While the buyers have not yet found confidence in the real estate market in India, investors have been betting on the forthcoming “Acche Din” in the sector. This is evident from the significant investments the sector has been attracting underlying the growth potential.
India’s property sector has received a whopping $2.8 billion in private equity investments during the first nine months of 2015. This is the highest investment seen in the last seven years since the peak of 2008.
Clearly investors including private equity, pension and sovereign wealth funds are regaining confidence in India owing to strong indicators signaling a revival in the real estate sector on the back of several initiatives by the central government.
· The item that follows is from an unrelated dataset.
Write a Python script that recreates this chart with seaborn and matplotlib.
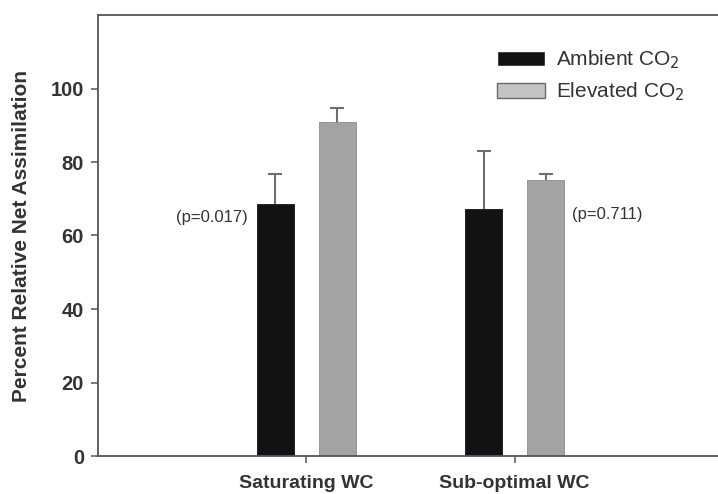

But is this all for real? Yes, it can be, provided the sector overcomes challenges including delay in approvals, inventory overhang and most importantly, debt pressure that has been deteriorating credit metrics of realty developers.
While the government including civic bodies has been moving further on simplifying processes and ease of doing business, developers have a task at hand with regards to their debt stress. They need to concentrate of the ticking bomb of debt that can explode any moment.
Rs 30,000 crore! That’s the debt obligation faced by the country’s top 25 realtors comprising as much as 95% market capitalization of this sector. And now they are facing high refinancing risk. All this due to the sluggish demand in the market and financial mismanagement by the builders themselves.
There are chances of developers escaping from this debt trap if they are able to push sales through combination of measures of intelligent pricing and right product offerings.
Moreover, the government is also doing its bit to help developers by regulatory easing that includes measures on foreign direct investment (FDI). So this bounty of investments that have already been infused in the market and expected further inflow should be utilized by the developers wisely and to dabble further in land banking.
Developers, at least now, stick to right market, right product and most importantly right price.